Would anyone like to describe what Ray did? I certainly don’t have easy access to this article.
Todd: I found a copy at http://citeseerx.ist.psu.edu/viewdoc/summary?doi=10.1.1.66.2434 Does that help. I have not read the paper.
Great! Thanks, Tim. I now have it and would like to take a look, especially since “category of coassociative coalgebras” is mentioned on page 1.

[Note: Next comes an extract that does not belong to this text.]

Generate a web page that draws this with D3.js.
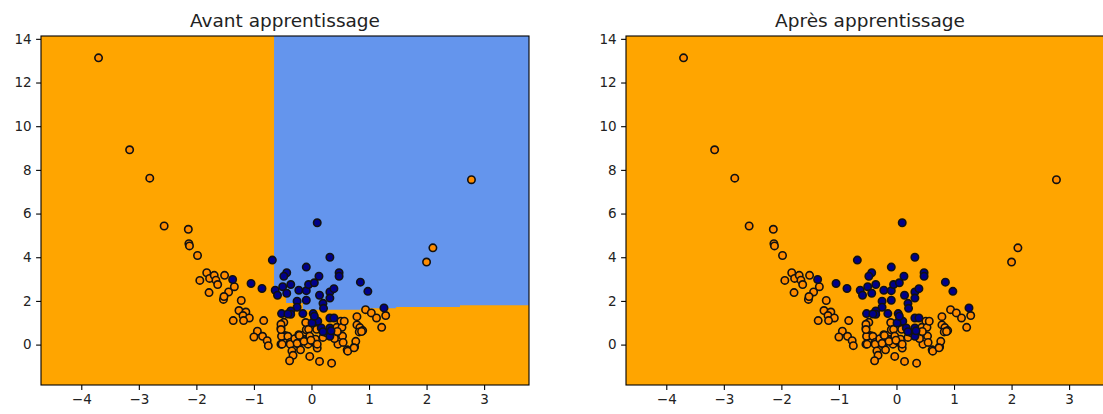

Recorded. And few other references, including the first from 5-article series of Zeilberger on umbral transfer matrix method in enumerative combinatorics, which is somewhat more general than the original methods as Rota put them, including Rota operators. This area is quite close to the Hopf algebraic and operadic methods in algebraic combinatorics; some of the names in that area are Hazewinkel, Lascoux etc.
New article Rota-Baxter algebra and Gian-Carlo Rota. Among the relevant names I forgot to mention Marcelo Aguiar.
Some reference additions and corrections at Gian-Carlo Rota and umbral calculus.